© Julia
Siles Ortega. 2009
Hoy os presento a dos mujeres que van a desempeñar, cada cual a su modo, un rol decisivo en la vida de María. Aquí esbozo una muy pequeña parte de su personalidad y su carácter. Es sólo una breve introducción a los personajes que en la novela tendrán, como es natural, un papel mucho más significativo.
Comparar a estas dos mujeres en el contexto
social, político y religioso de la Inglaterra del siglo XVI daría pie a más de una
tesis doctoral. Aquí me limitaré a esbozar lo más destacado de ambas, lo que
las distingue y las enfrenta, más allá de la figura omnipresente de Enrique
VIII.
De entrada, pertenecen a dos mundos distintos: el
germano y el latino. Es una cuestión de caracteres. Por un lado la piedad, la
sumisión y la resignación a permanecer en un estatus femenino del que no se
puede escapar, ni siquiera siendo reina; por el otro, el pragmatismo inglés y
la ambición desmedida, hija del inconformismo y de la soberbia. Dos
temperamentos y dos credos muy distintos. Por un lado: la reina católica, humilde
y paciente. Sometida primero a la voluntad de sus padres para inclinarse, más
tarde, ante la de su caprichoso esposo. Una mujer sencilla y de pocos alardes,
digna y discreta. Por el otro: una joven educada en los placeres mundanos, a la
que gusta que la miren y la admiren; una mujer que no se conforma con el lugar
que ocupa en la sociedad y en la corte. Quiere más de lo que la vida le ha
ofrecido hasta ahora, y sabe muy bien cómo conseguirlo.

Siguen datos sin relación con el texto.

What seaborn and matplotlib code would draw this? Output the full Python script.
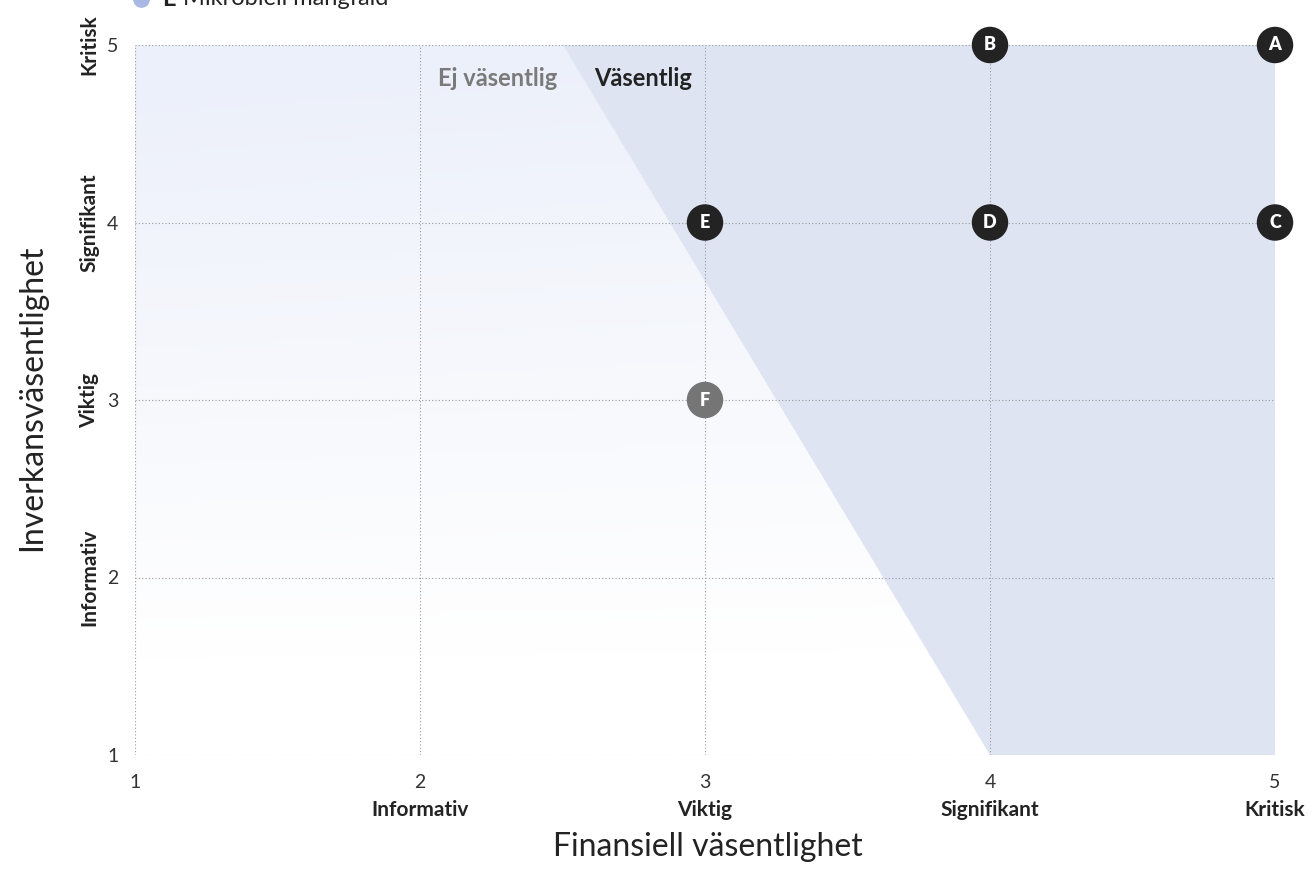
import numpy as np
import pandas as pd
import seaborn as sns
import matplotlib.pyplot as plt
from matplotlib.colors import LinearSegmentedColormap
from matplotlib.lines import Line2D

# --- Data ---
topics = ["A", "B", "C", "D", "E", "F"]
financial = [5, 4, 5, 4, 3, 3]
impact = [5, 5, 4, 4, 4, 3]
status = ["Väsentlig", "Väsentlig", "Väsentlig", "Väsentlig", "Väsentlig", "Gränsfall"]

tick_values = [1, 2, 3, 4, 5]
level_labels = ["", "Informativ", "Viktig", "Signifikant", "Kritisk"]

# materiality threshold boundary (polygon corners on the scale)
zone_x = [2.5, 5, 5, 4]
zone_y = [5, 5, 1, 1]

data = pd.DataFrame({"Topic": topics, "Financial": financial,
                     "Impact": impact, "Status": status})

# --- Figure ---
sns.set_style("white")
plt.rcParams["font.family"] = ["Lato", "DejaVu Sans"]

fig = plt.figure(figsize=(13.08, 8.86), dpi=100)
ax = fig.add_axes([135 / 1308, 1 - 755 / 886, 1140 / 1308, 710 / 886])

# soft gradient background
gx, gy = np.meshgrid(np.linspace(0, 1, 200), np.linspace(0, 1, 200))
grad = np.clip((gy - 0.15) / 0.85 * 0.9 + (1 - gx) * 0.15 * gy, 0, 1)
cmap = LinearSegmentedColormap.from_list("bg", ["#ffffff", "#ecf0fa"])
ax.imshow(grad, extent=(1, 5, 1, 5), origin="lower", cmap=cmap,
          aspect="auto", zorder=0, vmin=0, vmax=1)

# material zone
ax.fill(zone_x, zone_y, color="#dfe4f3", zorder=1, lw=0)

# grid
for v in tick_values:
    ax.axvline(v, color="#9a9a9a", lw=0.8, ls=(0, (1, 2)), zorder=2)
    ax.axhline(v, color="#9a9a9a", lw=0.8, ls=(0, (1, 2)), zorder=2)

sns.scatterplot(data=data, x="Financial", y="Impact", hue="Status",
                palette={"Väsentlig": "#232323", "Gränsfall": "#757575"},
                s=690, edgecolor="none", legend=False, ax=ax, zorder=5,
                clip_on=False)

for _, r in data.iterrows():
    ax.text(r["Financial"], r["Impact"], r["Topic"], color="white",
            ha="center", va="center", fontsize=13, fontweight="heavy",
            zorder=6, clip_on=False)

ax.text(2.48, 4.81, "Ej väsentlig", ha="right", va="center", fontsize=17,
        fontweight="bold", color="#7a7a7a", zorder=4)
ax.text(2.61, 4.81, "Väsentlig", ha="left", va="center", fontsize=17,
        fontweight="bold", color="#232323", zorder=4)

ax.set_xlim(1, 5)
ax.set_ylim(1, 5)
sns.despine(ax=ax, left=True, bottom=True)
ax.set_xticks(tick_values)
ax.set_yticks(tick_values)
ax.set_xticklabels([str(v) for v in tick_values], fontsize=14, color="#333333")
ax.set_yticklabels([str(v) for v in tick_values], fontsize=14, color="#333333")
ax.tick_params(length=0, pad=12)
ax.tick_params(axis="x", pad=14)

# level names under / beside ticks
for v, lab in zip(tick_values, level_labels):
    if not lab:
        continue
    ax.text(v, -0.064, lab, transform=ax.get_xaxis_transform(), ha="center",
            va="top", fontsize=15, fontweight="bold", color="#232323")
    ax.text(-0.040, v, lab, transform=ax.get_yaxis_transform(), ha="center",
            va="center", rotation=90, fontsize=15, fontweight="bold",
            color="#232323")

fig.text(708 / 1308, 1 - 847 / 886, "Finansiell väsentlighet", ha="center",
         va="center", fontsize=23, color="#232323")
fig.text(32 / 1308, 1 - 398 / 886, "Inverkansväsentlighet", ha="center",
         va="center", rotation=90, fontsize=23, color="#232323")
ax.set_xlabel("")
ax.set_ylabel("")

# legend entry at the top edge (clipped as in the original)
fig.add_artist(Line2D([141 / 1308], [1 + 1 / 886], marker="o", markersize=11,
                      color="#a9b8e3", transform=fig.transFigure, clip_on=False))
fig.text(162 / 1308, 1 + 1 / 886, "E", ha="left", va="center", fontsize=17,
         fontweight="bold", color="#232323")
fig.text(183 / 1308, 1 + 1 / 886, "Mikrobiell mångfald", ha="left",
         va="center", fontsize=17, color="#232323")

plt.savefig("out.png", dpi=100)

¿Acaso no es piadosa, no es temerosa de Dios? Sí,
por supuesto, ¿quién se atrevería a no serlo en esos tiempos? Pero una cosa es
la devoción religiosa y la lectura privada e íntima de la Biblia , y otra muy distinta
la vida fastuosa dn la corte.
Comparar a Catalina y a Ana es comparar la
inflexibilidad, el rigor y la obstinación del catolicismo frente al sentido
común, la maleabilidad y la tolerancia del protestantismo. Tan importante como
su juventud y su fertilidad innegables, es el hecho de que Ana abraza ya las
ideas reformistas que han ido infiltrándose en Inglaterra en los últimos años.
¿Habría consentido una mujer católica en que Enrique rompiera con la Iglesia de Roma, hubiera
podido sobrellevar ese sentimiento de culpa?
Ana no se sentirá culpable de esa ruptura con el
Papa, antes al contrario: la incitará, la provocará conscientemente. La
voluntad de Enrique —que es la suya misma— está por encima de todo. Incluso por
encima de la obediencia a Roma.
Culturalmente, ambas mujeres están a la par; las
dos han recibido una esmerada educación humanista. Probablemente la más acusada
diferencia sea que, mientras que una fue educada en una España oscura, de
intolerancia religiosa propiciada por la temible Inquisición, la otra pasó su
infancia y adolescencia en la corte francesa: alegre y festiva, donde los placeres
no sólo estaban permitidos, sino que parecían de obligado disfrute.